• **WHAT NEEDS TO BE DONE**
Please reproduce the lines of the records below from the one holding "Clone this chart in Chart.js." through the one holding "Arial, Helvetica, sans-serif';", inclusive, skipping all pictures.

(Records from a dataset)
________________

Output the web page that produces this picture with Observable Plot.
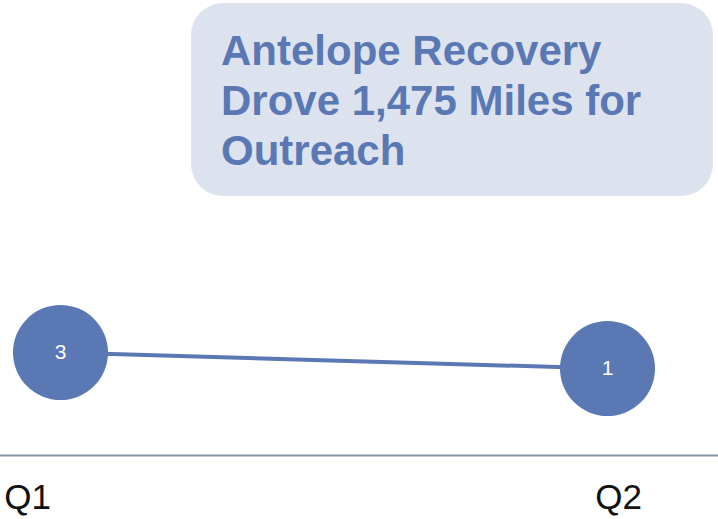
<!DOCTYPE html>
<html>
<head>
<meta charset="utf-8">
<script src="https://cdn.jsdelivr.net/npm/d3@7"></script>
<script src="https://cdn.jsdelivr.net/npm/@observablehq/plot@0.6"></script>
<style>
  html, body { margin: 0; padding: 0; background: #fff; }
  #wrap { position: relative; width: 718px; height: 519px; font-family: "Liberation Sans", Arial, sans-serif; }
  #titlebox {
    position: absolute; left: 191px; top: 3px; width: 522px; height: 193px;
    background: #dde3ee; border-radius: 32px; box-sizing: border-box;
    padding: 23px 0 0 30px;
    color: #5a78b4; font-weight: bold; font-size: 42px; line-height: 50px;
    font-family: "Liberation Sans", Arial, sans-serif; white-space: nowrap;
  }
  #chart { position: absolute; left: 0; top: 0; }
</style>
</head>
<body>
<div id="wrap">
  <div id="chart"></div>
  <div id="titlebox">Antelope Recovery<br>Drove 1,475 Miles for<br>Outreach</div>
</div>
<script>
const quarters = ["Q1", "Q2"];
const values = [3, 1];
const data = quarters.map((q, i) => ({quarter: q, value: values[i]}));

const blue = "#5a78b4";
const chart = Plot.plot({
  width: 718,
  height: 519,
  marginTop: 0,
  marginLeft: 0,
  marginRight: 0,
  marginBottom: 64,
  style: {fontFamily: "'Liberation Sans', Arial, sans-serif", background: "transparent"},
  x: {type: "point", domain: quarters, range: [60, 607], padding: 0, axis: null},
  y: {domain: [1, 3], range: [368, 352], axis: null},
  marks: [
    Plot.frame({anchor: "bottom", stroke: "#8593a6", strokeWidth: 2}),
    Plot.line(data, {x: "quarter", y: "value", stroke: blue, strokeWidth: 4}),
    Plot.dot(data, {x: "quarter", y: "value", r: 47.5, fill: blue, stroke: "none"}),
    Plot.text(data, {x: "quarter", y: "value", text: d => String(d.value), fill: "white", fontSize: 21}),
    Plot.text(data.filter(d => d.quarter === "Q1"), {x: "quarter", text: "quarter", frameAnchor: "bottom", dy: 53, dx: -33, fontSize: 35, fill: "#111"}),
    Plot.text(data.filter(d => d.quarter === "Q2"), {x: "quarter", text: "quarter", frameAnchor: "bottom", dy: 53, dx: 11, fontSize: 35, fill: "#111"})
  ]
});
document.getElementById("chart").appendChild(chart);
</script>
</body>
</html>
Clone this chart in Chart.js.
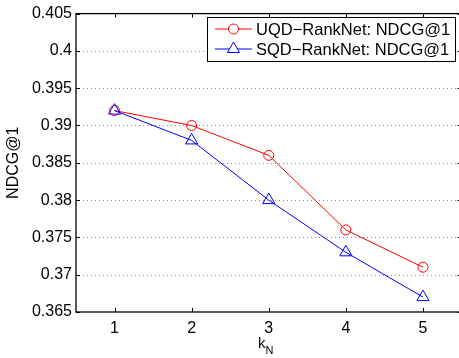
<!DOCTYPE html>
<html>
<head>
<meta charset="utf-8">
<script src="https://cdn.jsdelivr.net/npm/chart.js@4.4.0/dist/chart.umd.min.js"></script>
<style>
html,body{margin:0;padding:0;overflow:hidden;background:#fff;}
#wrap{width:470px;height:358px;}
</style>
</head>
<body>
<div id="wrap"><canvas id="c" width="470" height="358"></canvas></div>
<script>
// ---- data ----
const categories = [1, 2, 3, 4, 5];
const uqdValues = [0.392, 0.390, 0.386, 0.376, 0.371];
const sqdValues = [0.392, 0.388, 0.380, 0.373, 0.367];
const seriesNames = ['UQD\u2212RankNet: NDCG@1', 'SQD\u2212RankNet: NDCG@1'];
const xTicks = [1, 2, 3, 4, 5];
const xTickLabels = ['1', '2', '3', '4', '5'];
const yTicks = [0.365, 0.37, 0.375, 0.38, 0.385, 0.39, 0.395, 0.4, 0.405];
const yTickLabels = ['0.365', '0.37', '0.375', '0.38', '0.385', '0.39', '0.395', '0.4', '0.405'];
const yTitle = 'NDCG@1';
const xTitleMain = 'k';
const xTitleSub = 'N';

const FONT = '"Liberation Sans", Arial, Helvetica, sans-serif';

const gridPlugin = {
  id: 'dotgrid',
  beforeDatasetsDraw(chart) {
    const ctx = chart.ctx;
    const a = chart.chartArea;
    const ys = chart.scales.y;
    ctx.save();
    ctx.strokeStyle = '#8a8a8a';
    ctx.lineWidth = 1;
    ctx.setLineDash([1, 3]);
    ctx.beginPath();
    yTicks.forEach(v => {
      const py = Math.round(ys.getPixelForValue(v)) + 0.5;
      if (py > a.top + 2 && py < a.bottom - 2) {
        ctx.moveTo(a.left + 3, py); ctx.lineTo(a.right, py);
      }
    });
    ctx.stroke();
    ctx.restore();
  }
};

const framePlugin = {
  id: 'frame',
  afterDraw(chart) {
    const ctx = chart.ctx;
    const a = chart.chartArea;
    const xs = chart.scales.x, ys = chart.scales.y;
    ctx.save();
    ctx.strokeStyle = '#000';
    ctx.lineWidth = 1.3;
    ctx.strokeRect(a.left, a.top, a.right - a.left, a.bottom - a.top);
    // inward ticks
    ctx.lineWidth = 1;
    ctx.beginPath();
    xTicks.forEach(v => {
      const px = Math.round(xs.getPixelForValue(v)) + 0.5;
      ctx.moveTo(px, a.bottom); ctx.lineTo(px, a.bottom - 4);
      ctx.moveTo(px, a.top); ctx.lineTo(px, a.top + 4);
    });
    yTicks.forEach(v => {
      const py = Math.round(ys.getPixelForValue(v)) + 0.5;
      ctx.moveTo(a.left, py); ctx.lineTo(a.left + 4, py);
      ctx.moveTo(a.right, py); ctx.lineTo(a.right - 4, py);
    });
    ctx.stroke();
    // x title k_N
    ctx.fillStyle = '#000';
    ctx.textBaseline = 'alphabetic';
    ctx.textAlign = 'left';
    const cx = (a.left + a.right) / 2;
    ctx.font = '15px ' + FONT;
    const kw = ctx.measureText(xTitleMain).width;
    ctx.font = '11px ' + FONT;
    const nw = ctx.measureText(xTitleSub).width;
    const x0 = cx - 3 - (kw + nw) / 2;
    ctx.font = '15px ' + FONT;
    ctx.fillText(xTitleMain, x0, a.bottom + 36);
    ctx.font = '11px ' + FONT;
    ctx.fillText(xTitleSub, x0 + kw, a.bottom + 42);
    // legend
    const lx = 207.5, ly = 17.5, lw = 248, lh = 44;
    ctx.fillStyle = '#fff';
    ctx.fillRect(lx, ly, lw, lh);
    ctx.strokeStyle = '#000';
    ctx.lineWidth = 1;
    ctx.strokeRect(lx, ly, lw, lh);
    const rows = [29, 49];
    chart.data.datasets.forEach((ds, i) => {
      const y = rows[i];
      ctx.strokeStyle = ds.borderColor;
      ctx.lineWidth = 1;
      ctx.beginPath();
      ctx.moveTo(215, y); ctx.lineTo(252, y);
      ctx.stroke();
      ctx.fillStyle = '#fff';
      ctx.strokeStyle = ds.borderColor;
      Chart.helpers.drawPoint(ctx, {
        pointStyle: ds.pointStyle, radius: ds.pointRadius, borderWidth: 1, rotation: 0
      }, 233.5, y);
      ctx.fillStyle = '#000';
      ctx.font = '16.5px ' + FONT;
      ctx.textBaseline = 'middle';
      ctx.fillText(seriesNames[i], 256, y + 1);
    });
    ctx.restore();
  }
};

new Chart(document.getElementById('c'), {
  type: 'line',
  data: {
    datasets: [
      {
        label: seriesNames[0],
        data: categories.map((c, i) => ({ x: c, y: uqdValues[i] })),
        borderColor: '#ff0000',
        backgroundColor: 'rgba(0,0,0,0)',
        borderWidth: 1,
        pointStyle: 'circle',
        pointRadius: 5,
        pointBorderWidth: 1,
        pointBorderColor: '#ff0000',
        pointBackgroundColor: 'rgba(0,0,0,0)',
        tension: 0,
        order: 2
      },
      {
        label: seriesNames[1],
        data: categories.map((c, i) => ({ x: c, y: sqdValues[i] })),
        borderColor: '#0000ff',
        backgroundColor: 'rgba(0,0,0,0)',
        borderWidth: 1,
        pointStyle: 'triangle',
        pointRadius: 7,
        pointBorderWidth: 1,
        pointBorderColor: '#0000ff',
        pointBackgroundColor: 'rgba(0,0,0,0)',
        tension: 0,
        order: 1
      }
    ]
  },
  options: {
    responsive: false,
    animation: false,
    events: [],
    layout: { padding: { top: 11, right: 8.5, left: 0, bottom: 0 } },
    plugins: { legend: { display: false }, tooltip: { enabled: false } },
    scales: {
      x: {
        type: 'linear',
        min: 0.5, max: 5.5,
        afterBuildTicks(s) { s.ticks = xTicks.map(v => ({ value: v })); },
        afterFit(s) { s.height = 46; },
        grid: { display: false, drawTicks: false },
        border: { display: false },
        ticks: {
          color: '#000',
          font: { family: FONT, size: 16 },
          padding: 7,
          maxRotation: 0,
          callback: (v, i) => xTickLabels[i]
        }
      },
      y: {
        type: 'linear',
        min: 0.365, max: 0.405,
        afterBuildTicks(s) { s.ticks = yTicks.map(v => ({ value: v })); },
        afterFit(s) { s.width = 76; },
        grid: { display: false, drawTicks: false },
        border: { display: false },
        ticks: {
          color: '#000',
          font: { family: FONT, size: 16 },
          padding: 4,
          callback: (v, i) => yTickLabels[i]
        },
        title: {
          display: true,
          text: yTitle,
          color: '#000',
          font: { family: FONT, size: 16 },
          padding: { top: 4, bottom: 0 }
        }
      }
    }
  },
  plugins: [gridPlugin, framePlugin]
});
</script>
</body>
</html>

________________

• **COMPLETED TASK**
Clone this chart in Chart.js.
<!DOCTYPE html>
<html>
<head>
<meta charset="utf-8">
<script src="https://cdn.jsdelivr.net/npm/chart.js@4.4.0/dist/chart.umd.min.js"></script>
<style>
html,body{margin:0;padding:0;overflow:hidden;background:#fff;}
#wrap{width:470px;height:358px;}
</style>
</head>
<body>
<div id="wrap"><canvas id="c" width="470" height="358"></canvas></div>
<script>
// ---- data ----
const categories = [1, 2, 3, 4, 5];
const uqdValues = [0.392, 0.390, 0.386, 0.376, 0.371];
const sqdValues = [0.392, 0.388, 0.380, 0.373, 0.367];
const seriesNames = ['UQD\u2212RankNet: NDCG@1', 'SQD\u2212RankNet: NDCG@1'];
const xTicks = [1, 2, 3, 4, 5];
const xTickLabels = ['1', '2', '3', '4', '5'];
const yTicks = [0.365, 0.37, 0.375, 0.38, 0.385, 0.39, 0.395, 0.4, 0.405];
const yTickLabels = ['0.365', '0.37', '0.375', '0.38', '0.385', '0.39', '0.395', '0.4', '0.405'];
const yTitle = 'NDCG@1';
const xTitleMain = 'k';
const xTitleSub = 'N';

const FONT = '"Liberation Sans", Arial, Helvetica, sans-serif';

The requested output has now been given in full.